Russian plans to bypass the Bosphorus with oil pipelines to the Mediterranean ought to have become clearer last week, following President Vladimir Putin's visit to Ankara on the Monday, and his meeting with Greek Prime Minister Costas Karamanlis the following Thursday. But the week has ended in a fog of confusion and uncertainty.
Official communiques confirm that pipelines were on the agenda for talks in Turkey, at least between the Turkish and Russian oil ministers. A similar, if vague statement, appeared after Caramanlis visited the Kremlin. However, Transneft, the state pipeline agency, told The Russia Journal that in Ankara "there were no negotiations on the Bosphorus."
Although Semyon Vainshtok, Transneft's chief executive, was with Putin in Ankara, his spokesman Sergei Grigoriev said: "Vainshtok was in Turkey with Putin as a representative of business circles."
Early this year, Vainshtok proposed a Bosphorus bypass pipeline, to run from Kiyikoy to Ibrikhaba, bypassing the Bosphorus, and also challenging the US-backed pipeline route carrying Caspian Sea oil to Ceyhan, on the Mediterranean. The Transneft pipeline proposal carries an estimated price tag of $900 million.

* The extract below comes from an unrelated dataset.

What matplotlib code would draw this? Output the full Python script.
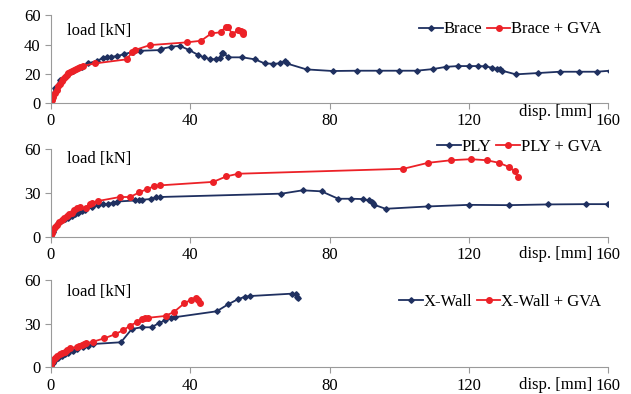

In November, Vainshtok came out against the decade-old plan to pipe Russian crude to the Aegean port of Alexandropoulos, from the Bulgarian terminal of Burgas, supplied by a tanker shuttle across the Black Sea. Vainshtok claimed the 320-km project, costing about $670 million, is not economically viable.
An industry source told The Russia Journal that there were no decisions in Transneft's favour in Ankara, and no decisions against the Greek-Bulgarian plan in Moscow.